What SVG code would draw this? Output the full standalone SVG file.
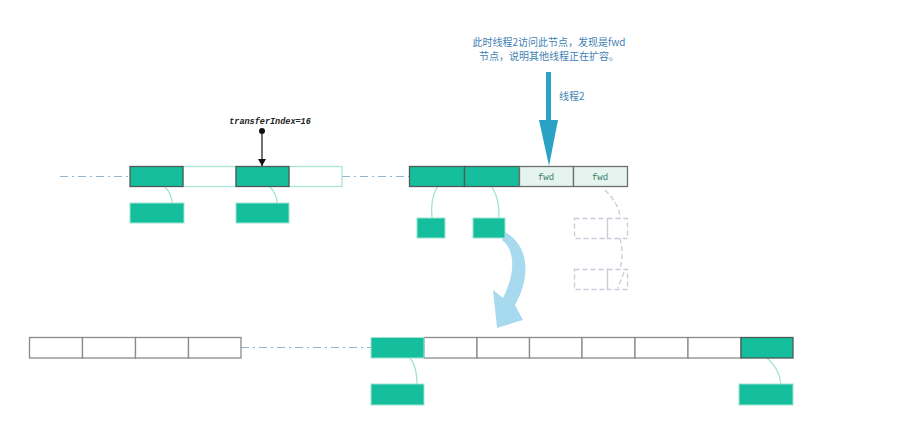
<svg xmlns="http://www.w3.org/2000/svg" width="917" height="447" viewBox="0 0 917 447">
<defs>
<style>
.g{fill:#15bf9d;stroke:#4d5a56;stroke-width:1.3}
.gl{fill:#15bf9d;stroke:#9fe3d2;stroke-width:1}
.w{fill:#fff;stroke:#8a8a8a;stroke-width:1.3}
.wl{fill:#fff;stroke:#a6e6d6;stroke-width:1.3}
.f{fill:#e6f4ef;stroke:#6e6e6e;stroke-width:1.3}
.dd{fill:none;stroke:#c8ccd6;stroke-width:1.3;stroke-dasharray:5,3}
.dl{fill:none;stroke:#8fb5d3;stroke-width:1.2;stroke-dasharray:8,4,2,4}
.c{fill:none;stroke:#9fe3d2;stroke-width:1.3}
.t{font-family:"Noto Sans CJK SC","Noto Sans",sans-serif;font-size:10px;fill:#3f7fb3}
.m{font-family:"Liberation Mono",monospace;font-size:9px;fill:#3a7d68}
</style>
<marker id="ah" markerWidth="8" markerHeight="8" refX="7" refY="4" orient="auto" markerUnits="userSpaceOnUse">
<path d="M0,0 L7,4 L0,8 Z" fill="#111"/>
</marker>
</defs>
<rect width="917" height="447" fill="#fff"/>
<g id="connectors">
<line class="dl" x1="60" y1="176.5" x2="130" y2="176.5"/>
<line class="dl" x1="342" y1="176.5" x2="409" y2="176.5"/>
<line class="dl" x1="241" y1="347.5" x2="371" y2="347.5"/>
<path class="c" d="M165,187 Q172,194 172,203"/>
<path class="c" d="M270,187 Q277,194 277,203"/>
<path class="c" d="M437,187 Q430,200 432,218"/>
<path class="c" d="M492,187 Q500,200 499,218"/>
<path class="c" d="M410,358 Q417,366 417,384"/>
<path class="c" d="M767,358 Q779,368 781,384"/>
<path class="dd" d="M605,190 Q620,205 620,218"/>
<path class="dd" d="M620,238 Q624,255 620,269"/>
<path class="dd" d="M624,272 L618,288"/>
<circle cx="262" cy="131" r="3" fill="#111"/>
<line x1="262" y1="131" x2="262" y2="166" stroke="#111" stroke-width="1.2" marker-end="url(#ah)"/>
<rect x="546" y="72" width="5" height="50" fill="#2aa2c4"/>
<path d="M539,120 L558,120 L549,166 Z" fill="#2aa2c4"/>
<path d="M505,232 C528,245 532,275 515,305 L523,320 L497,328 L493,290 L503,298 C516,272 515,250 502,240 Z" fill="#a7d9ef"/>
</g>
<g id="text">
<text class="t" x="549" y="46" text-anchor="middle">此时线程2访问此节点，发现是fwd</text>
<text class="t" x="549" y="60" text-anchor="middle">节点，说明其他线程正在扩容。</text>
<text class="t" x="559" y="100">线程2</text>
<text x="270" y="124" text-anchor="middle" font-family="Liberation Mono,monospace" font-size="8.5" font-weight="bold" font-style="italic" fill="#222">transferIndex=16</text>
</g>
<g id="array-top-left">
<rect class="wl" x="183" y="166.5" width="53" height="20"/>
<rect class="wl" x="289" y="166.5" width="53" height="20"/>
<rect class="g" x="130" y="166.5" width="53" height="20"/>
<rect class="g" x="236" y="166.5" width="53" height="20"/>
<rect class="gl" x="130" y="203" width="54" height="20"/>
<rect class="gl" x="236" y="203" width="53" height="20"/>
</g>
<g id="array-top-right">
<rect class="g" x="409.5" y="166.5" width="55" height="20"/>
<rect class="g" x="464.5" y="166.5" width="55" height="20"/>
<rect class="f" x="519.5" y="166.5" width="54" height="20"/>
<rect class="f" x="573.5" y="166.5" width="54" height="20"/>
<text class="m" x="546" y="179.5" text-anchor="middle">fwd</text>
<text class="m" x="600" y="179.5" text-anchor="middle">fwd</text>
<rect class="gl" x="417" y="218" width="28" height="20"/>
<rect class="gl" x="473" y="218" width="32" height="20"/>
<rect class="dd" x="574.5" y="218.5" width="33" height="20"/>
<rect class="dd" x="607.5" y="218.5" width="20" height="20"/>
<rect class="dd" x="574.5" y="269.5" width="33" height="20"/>
<rect class="dd" x="607.5" y="269.5" width="20" height="20"/>
</g>
<g id="array-bottom-left">
<rect class="w" x="29.5" y="337.5" width="53" height="20.5"/>
<rect class="w" x="82.5" y="337.5" width="53" height="20.5"/>
<rect class="w" x="135.5" y="337.5" width="53" height="20.5"/>
<rect class="w" x="188.5" y="337.5" width="52.5" height="20.5"/>
</g>
<g id="array-bottom-right">
<rect class="w" x="424" y="337.5" width="53" height="20.5"/>
<rect class="w" x="477" y="337.5" width="52.5" height="20.5"/>
<rect class="w" x="529.5" y="337.5" width="52.5" height="20.5"/>
<rect class="w" x="582" y="337.5" width="53" height="20.5"/>
<rect class="w" x="635" y="337.5" width="53" height="20.5"/>
<rect class="w" x="688" y="337.5" width="53" height="20.5"/>
<rect class="gl" x="371" y="337.5" width="53" height="20.5"/>
<rect class="g" x="741" y="337.5" width="52" height="20.5"/>
<rect class="gl" x="371" y="384" width="53" height="21"/>
<rect class="gl" x="739" y="384" width="54" height="21"/>
</g>
</svg>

● Short exercise:
Reproduce all of the data exactly; the pictures do not belong in the copy.

● Solution below:
What SVG code would draw this? Output the full standalone SVG file.
<svg xmlns="http://www.w3.org/2000/svg" width="917" height="447" viewBox="0 0 917 447">
<defs>
<style>
.g{fill:#15bf9d;stroke:#4d5a56;stroke-width:1.3}
.gl{fill:#15bf9d;stroke:#9fe3d2;stroke-width:1}
.w{fill:#fff;stroke:#8a8a8a;stroke-width:1.3}
.wl{fill:#fff;stroke:#a6e6d6;stroke-width:1.3}
.f{fill:#e6f4ef;stroke:#6e6e6e;stroke-width:1.3}
.dd{fill:none;stroke:#c8ccd6;stroke-width:1.3;stroke-dasharray:5,3}
.dl{fill:none;stroke:#8fb5d3;stroke-width:1.2;stroke-dasharray:8,4,2,4}
.c{fill:none;stroke:#9fe3d2;stroke-width:1.3}
.t{font-family:"Noto Sans CJK SC","Noto Sans",sans-serif;font-size:10px;fill:#3f7fb3}
.m{font-family:"Liberation Mono",monospace;font-size:9px;fill:#3a7d68}
</style>
<marker id="ah" markerWidth="8" markerHeight="8" refX="7" refY="4" orient="auto" markerUnits="userSpaceOnUse">
<path d="M0,0 L7,4 L0,8 Z" fill="#111"/>
</marker>
</defs>
<rect width="917" height="447" fill="#fff"/>
<g id="connectors">
<line class="dl" x1="60" y1="176.5" x2="130" y2="176.5"/>
<line class="dl" x1="342" y1="176.5" x2="409" y2="176.5"/>
<line class="dl" x1="241" y1="347.5" x2="371" y2="347.5"/>
<path class="c" d="M165,187 Q172,194 172,203"/>
<path class="c" d="M270,187 Q277,194 277,203"/>
<path class="c" d="M437,187 Q430,200 432,218"/>
<path class="c" d="M492,187 Q500,200 499,218"/>
<path class="c" d="M410,358 Q417,366 417,384"/>
<path class="c" d="M767,358 Q779,368 781,384"/>
<path class="dd" d="M605,190 Q620,205 620,218"/>
<path class="dd" d="M620,238 Q624,255 620,269"/>
<path class="dd" d="M624,272 L618,288"/>
<circle cx="262" cy="131" r="3" fill="#111"/>
<line x1="262" y1="131" x2="262" y2="166" stroke="#111" stroke-width="1.2" marker-end="url(#ah)"/>
<rect x="546" y="72" width="5" height="50" fill="#2aa2c4"/>
<path d="M539,120 L558,120 L549,166 Z" fill="#2aa2c4"/>
<path d="M505,232 C528,245 532,275 515,305 L523,320 L497,328 L493,290 L503,298 C516,272 515,250 502,240 Z" fill="#a7d9ef"/>
</g>
<g id="text">
<text class="t" x="549" y="46" text-anchor="middle">此时线程2访问此节点，发现是fwd</text>
<text class="t" x="549" y="60" text-anchor="middle">节点，说明其他线程正在扩容。</text>
<text class="t" x="559" y="100">线程2</text>
<text x="270" y="124" text-anchor="middle" font-family="Liberation Mono,monospace" font-size="8.5" font-weight="bold" font-style="italic" fill="#222">transferIndex=16</text>
</g>
<g id="array-top-left">
<rect class="wl" x="183" y="166.5" width="53" height="20"/>
<rect class="wl" x="289" y="166.5" width="53" height="20"/>
<rect class="g" x="130" y="166.5" width="53" height="20"/>
<rect class="g" x="236" y="166.5" width="53" height="20"/>
<rect class="gl" x="130" y="203" width="54" height="20"/>
<rect class="gl" x="236" y="203" width="53" height="20"/>
</g>
<g id="array-top-right">
<rect class="g" x="409.5" y="166.5" width="55" height="20"/>
<rect class="g" x="464.5" y="166.5" width="55" height="20"/>
<rect class="f" x="519.5" y="166.5" width="54" height="20"/>
<rect class="f" x="573.5" y="166.5" width="54" height="20"/>
<text class="m" x="546" y="179.5" text-anchor="middle">fwd</text>
<text class="m" x="600" y="179.5" text-anchor="middle">fwd</text>
<rect class="gl" x="417" y="218" width="28" height="20"/>
<rect class="gl" x="473" y="218" width="32" height="20"/>
<rect class="dd" x="574.5" y="218.5" width="33" height="20"/>
<rect class="dd" x="607.5" y="218.5" width="20" height="20"/>
<rect class="dd" x="574.5" y="269.5" width="33" height="20"/>
<rect class="dd" x="607.5" y="269.5" width="20" height="20"/>
</g>
<g id="array-bottom-left">
<rect class="w" x="29.5" y="337.5" width="53" height="20.5"/>
<rect class="w" x="82.5" y="337.5" width="53" height="20.5"/>
<rect class="w" x="135.5" y="337.5" width="53" height="20.5"/>
<rect class="w" x="188.5" y="337.5" width="52.5" height="20.5"/>
</g>
<g id="array-bottom-right">
<rect class="w" x="424" y="337.5" width="53" height="20.5"/>
<rect class="w" x="477" y="337.5" width="52.5" height="20.5"/>
<rect class="w" x="529.5" y="337.5" width="52.5" height="20.5"/>
<rect class="w" x="582" y="337.5" width="53" height="20.5"/>
<rect class="w" x="635" y="337.5" width="53" height="20.5"/>
<rect class="w" x="688" y="337.5" width="53" height="20.5"/>
<rect class="gl" x="371" y="337.5" width="53" height="20.5"/>
<rect class="g" x="741" y="337.5" width="52" height="20.5"/>
<rect class="gl" x="371" y="384" width="53" height="21"/>
<rect class="gl" x="739" y="384" width="54" height="21"/>
</g>
</svg>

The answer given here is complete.